Sıtkı Yonca

Sıtkı Yonca

EĞİTİMDE YENİ DÖNEM

EĞİTİMDE YENİ DÖNEM

            Yeni dönem ifadesi aslında fazla iddialı. Sistem kendi içinde kendini sıfırdan inşa ediyor değil ki. Programı yeterince inceleyemediğimiz için bu konuda teferruata girmek istemiyoruz ama eylül ayı takvimindeki zamanın kasım ve nisan aylarına kaydırılmasını bir gazetenin ‘’eğitimde köklü değişim ‘’alt başlığıyla karşılamasını tebessümle karşıladık.

            Bir başka gazete ise  ‘’Din Kültürü ve Ahlak Bilgisi zorunlu, matematik seçmeli’’ demiş, kendi zihniyetince ironik gönderme yaparak ama Din Kültürü ve Ahlak Bilgisinin zorunlu olmasından son derece mutlu olduk. Dinin, kendi amacına uygun olarak işlenmesi en büyük dileğimiz.

            Programa yeni denilecekse, yeniliği teori ile pratiği birleştirmek istemesindeki iyi niyetli çabasında aramak gerekir. Bunu özellikle takdir ediyor ve başarılı olmasını temenni ediyorum.

            Bir programı hazırlarsınız hazırlamaya ama onun uygulanması hazırlanmasından daha zordur; çünkü eğitim tekil değil çok bileşenli bir eylem. Bileşenlerden bir tanesi hata yaparsa programınız ne kadar modern ,ne kadar akılcı ve kaliteli hazırlanmış olursa olsun, sonuç almanız, aksayan bileşenin verdiği katkı oranı kadar başarısız olma ihtimali her zaman vardır.

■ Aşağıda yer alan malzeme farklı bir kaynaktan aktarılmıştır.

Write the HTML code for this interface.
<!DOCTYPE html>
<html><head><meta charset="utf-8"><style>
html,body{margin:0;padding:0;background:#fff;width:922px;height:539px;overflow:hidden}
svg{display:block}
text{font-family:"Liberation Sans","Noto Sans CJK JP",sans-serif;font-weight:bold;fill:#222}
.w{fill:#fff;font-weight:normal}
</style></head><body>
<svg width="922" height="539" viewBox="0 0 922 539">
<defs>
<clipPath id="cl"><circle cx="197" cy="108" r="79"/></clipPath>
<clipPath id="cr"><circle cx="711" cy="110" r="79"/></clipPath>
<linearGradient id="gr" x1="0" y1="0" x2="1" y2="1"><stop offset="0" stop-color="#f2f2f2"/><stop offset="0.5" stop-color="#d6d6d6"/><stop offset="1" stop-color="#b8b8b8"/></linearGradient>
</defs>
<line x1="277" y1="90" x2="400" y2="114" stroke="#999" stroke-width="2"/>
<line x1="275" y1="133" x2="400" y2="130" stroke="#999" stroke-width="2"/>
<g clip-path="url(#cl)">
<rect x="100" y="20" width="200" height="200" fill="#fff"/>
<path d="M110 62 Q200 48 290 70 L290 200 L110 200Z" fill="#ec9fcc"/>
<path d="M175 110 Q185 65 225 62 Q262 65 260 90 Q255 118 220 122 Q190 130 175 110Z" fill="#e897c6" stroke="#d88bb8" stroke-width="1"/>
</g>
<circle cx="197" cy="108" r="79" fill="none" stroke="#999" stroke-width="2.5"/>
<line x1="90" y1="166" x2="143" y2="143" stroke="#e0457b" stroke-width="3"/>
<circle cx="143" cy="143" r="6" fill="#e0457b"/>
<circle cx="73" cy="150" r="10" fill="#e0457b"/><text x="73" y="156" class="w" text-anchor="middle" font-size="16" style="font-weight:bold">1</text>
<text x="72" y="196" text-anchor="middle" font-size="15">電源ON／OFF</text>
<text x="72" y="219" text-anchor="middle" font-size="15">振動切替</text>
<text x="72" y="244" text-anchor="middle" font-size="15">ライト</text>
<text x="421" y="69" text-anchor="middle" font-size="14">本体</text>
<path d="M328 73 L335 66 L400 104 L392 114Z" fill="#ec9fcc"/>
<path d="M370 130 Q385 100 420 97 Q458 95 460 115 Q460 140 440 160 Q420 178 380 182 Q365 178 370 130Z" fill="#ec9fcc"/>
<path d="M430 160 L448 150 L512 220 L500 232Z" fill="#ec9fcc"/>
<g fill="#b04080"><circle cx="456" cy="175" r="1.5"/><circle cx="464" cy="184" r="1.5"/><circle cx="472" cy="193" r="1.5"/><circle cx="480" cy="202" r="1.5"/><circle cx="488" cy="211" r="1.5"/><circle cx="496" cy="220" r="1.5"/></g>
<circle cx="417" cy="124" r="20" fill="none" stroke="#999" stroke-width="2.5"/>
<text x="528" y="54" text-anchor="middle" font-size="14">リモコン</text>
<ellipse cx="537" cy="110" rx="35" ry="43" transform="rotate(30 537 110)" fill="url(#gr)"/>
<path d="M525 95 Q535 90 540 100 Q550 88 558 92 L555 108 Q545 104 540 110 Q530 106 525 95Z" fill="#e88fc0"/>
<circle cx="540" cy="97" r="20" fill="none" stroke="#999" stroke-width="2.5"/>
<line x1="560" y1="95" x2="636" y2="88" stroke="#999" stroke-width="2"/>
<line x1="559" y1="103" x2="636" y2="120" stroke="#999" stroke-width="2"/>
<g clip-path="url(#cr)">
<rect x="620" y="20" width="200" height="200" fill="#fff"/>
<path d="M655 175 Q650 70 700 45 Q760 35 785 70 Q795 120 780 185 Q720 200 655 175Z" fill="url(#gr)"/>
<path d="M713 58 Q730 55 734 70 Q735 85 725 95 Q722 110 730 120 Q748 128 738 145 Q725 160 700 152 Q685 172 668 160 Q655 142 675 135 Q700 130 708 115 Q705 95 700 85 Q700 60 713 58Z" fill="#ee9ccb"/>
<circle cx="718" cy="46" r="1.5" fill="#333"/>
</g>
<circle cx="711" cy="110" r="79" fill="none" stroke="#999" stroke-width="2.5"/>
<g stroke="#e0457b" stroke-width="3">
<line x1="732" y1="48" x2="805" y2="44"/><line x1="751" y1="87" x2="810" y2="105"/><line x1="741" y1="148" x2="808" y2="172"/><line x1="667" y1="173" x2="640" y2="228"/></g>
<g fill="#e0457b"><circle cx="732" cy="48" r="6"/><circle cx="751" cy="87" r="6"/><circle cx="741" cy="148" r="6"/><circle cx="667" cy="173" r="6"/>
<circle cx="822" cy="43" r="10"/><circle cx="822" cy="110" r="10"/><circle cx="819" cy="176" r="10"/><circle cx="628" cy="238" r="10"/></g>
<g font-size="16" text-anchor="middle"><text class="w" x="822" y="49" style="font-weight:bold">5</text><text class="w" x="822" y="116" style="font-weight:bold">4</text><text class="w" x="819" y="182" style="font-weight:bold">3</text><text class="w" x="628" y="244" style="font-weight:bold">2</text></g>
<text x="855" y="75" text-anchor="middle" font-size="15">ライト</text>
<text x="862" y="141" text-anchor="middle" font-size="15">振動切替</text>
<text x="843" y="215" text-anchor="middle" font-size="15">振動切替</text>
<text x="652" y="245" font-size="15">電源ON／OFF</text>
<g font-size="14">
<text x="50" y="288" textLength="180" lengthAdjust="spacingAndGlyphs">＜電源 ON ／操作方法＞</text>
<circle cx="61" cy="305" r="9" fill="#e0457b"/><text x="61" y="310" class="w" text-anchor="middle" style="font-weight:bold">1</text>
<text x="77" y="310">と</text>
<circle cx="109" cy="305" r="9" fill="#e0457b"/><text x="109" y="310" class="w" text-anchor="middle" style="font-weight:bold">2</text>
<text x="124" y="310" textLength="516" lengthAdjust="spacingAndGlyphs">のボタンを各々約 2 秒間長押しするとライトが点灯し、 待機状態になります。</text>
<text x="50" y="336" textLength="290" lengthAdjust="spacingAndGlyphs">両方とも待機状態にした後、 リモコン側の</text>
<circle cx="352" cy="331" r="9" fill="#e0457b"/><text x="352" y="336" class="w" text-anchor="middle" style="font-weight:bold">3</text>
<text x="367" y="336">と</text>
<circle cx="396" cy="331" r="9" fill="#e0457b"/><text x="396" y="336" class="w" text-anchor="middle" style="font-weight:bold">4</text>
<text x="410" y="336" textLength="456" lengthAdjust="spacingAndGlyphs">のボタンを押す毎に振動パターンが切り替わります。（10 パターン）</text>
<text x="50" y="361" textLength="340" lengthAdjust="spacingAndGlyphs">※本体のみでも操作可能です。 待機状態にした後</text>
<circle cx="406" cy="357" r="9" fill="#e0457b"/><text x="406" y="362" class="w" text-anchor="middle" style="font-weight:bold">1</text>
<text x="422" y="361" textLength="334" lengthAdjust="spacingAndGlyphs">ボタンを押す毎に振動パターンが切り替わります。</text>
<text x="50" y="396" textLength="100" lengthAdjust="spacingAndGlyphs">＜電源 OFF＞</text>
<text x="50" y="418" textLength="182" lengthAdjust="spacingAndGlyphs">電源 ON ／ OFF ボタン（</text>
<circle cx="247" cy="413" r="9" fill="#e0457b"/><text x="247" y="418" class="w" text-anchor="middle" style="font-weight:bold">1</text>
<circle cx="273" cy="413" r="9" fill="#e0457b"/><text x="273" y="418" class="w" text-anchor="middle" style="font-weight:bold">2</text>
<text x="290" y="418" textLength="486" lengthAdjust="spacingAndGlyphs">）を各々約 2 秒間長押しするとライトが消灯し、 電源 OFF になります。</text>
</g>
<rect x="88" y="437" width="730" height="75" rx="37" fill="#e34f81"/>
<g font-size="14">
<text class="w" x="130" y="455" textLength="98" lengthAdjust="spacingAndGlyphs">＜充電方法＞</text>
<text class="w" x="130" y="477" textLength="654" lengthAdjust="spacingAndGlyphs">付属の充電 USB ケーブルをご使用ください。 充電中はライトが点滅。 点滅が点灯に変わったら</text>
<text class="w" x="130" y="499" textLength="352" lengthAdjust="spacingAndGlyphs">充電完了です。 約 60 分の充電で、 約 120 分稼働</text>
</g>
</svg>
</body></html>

            Vereceğimiz örnek sanırım konuyu daha anlaşılır kılacaktır.

            İlkokul veya ortaokula giden bir yavrunuz var diyelim.(Adı Fatih olsun.) Sabah biraz ağır aldırmasından dolayı anne veya baba Fatih’in, tembelliğinden başlayıp adam olmayacağından çıkarak bir güzel(!) paylıyorlar. Fatih,  karşı tarafın şiddetinden korkup servise yöneldi. Annenin, öfkeyle verdiği ‘’şu kahvaltını yap’’ uyarısını duymadı bile.

             İlk ders matematiktir ve konu da ondalık sayılar olduğunu var sayalım. Öğretmen arkadaşımızın konuyu çok güzel anlatıyor olduğunu da kabul ediyoruz.

             Benjamin Blum’un, Okulda Öğrenme Modelinden çokça etkilendim dediği John Carrol’un ‘’Belli bir alanla ilgili yeteneğin öğrenciler arasında normal dağılım göstermesi ve öğretim süresi, öğretim hizmetinin niteliği ve öğrenme için verilen zamanın bütün öğrenciler için aynı olması halinde eğitimin bitiminde gerçekleşen öğrenmenin de öğrenciler arasında normal dağılım göstereceği bende iyice açıklık kazandı’’ tespitine yukarıdaki Fatih örneğinin onlarcasıyla  karşılaşmamış olsaydık Blum’un etkilenmesini destekleyebilirdik ama Fatih örneği ve benzerleri bizi bu desteği  vermekten uzaklaştırıyor.

             Çünkü Fatih, kendi ruhsal yapısıyla kurulacak orantı miktarı kadar sınıfta değildi. O, sabah anne veya babadan aldığı duygusal travmayla meşguldü. O halde öğretim hizmetinin niteliği tam olmasına rağmen normal bir dağılım olmayacaktır. Programlar, konular arasında bağlantılar kurarak hazırlandığı için Fatih, ondalık sayılarda kaçırdığı bilişsel alt yapı kadar ondan sonra gelecek ünitede de öğrenme kaybına uğrayacaktır. Fatih’e ayrı bir zaman ayırarak ondalık sayılarda kaçırdığı bilişsel alt yapıyı tamamladıktan sonra gelecek üniteden de sonuç almanın mümkün olacağı söylenebilir. Fatih’in üzüntüyü, dikkatin ulaşamayacağı bölgeye gönderinceye kadar yaşadığı zaman diliminde IQ ,EQ (duygusal zeka)tarafından esir alınmıştır. Bir pedagogun dediği gibi ‘’dikkat aklın en büyük çocuğudur.’’ Dikkatinizi nerede ne kadar istihdam ettiyseniz, öğrendiğiniz o kadardır. Öyleyse yeni döneme(!)okulla birlikte diğer bileşenlerin de hazır olması beklenir. Siz hala okulu mu suçlayacaksınız?  Selamlar.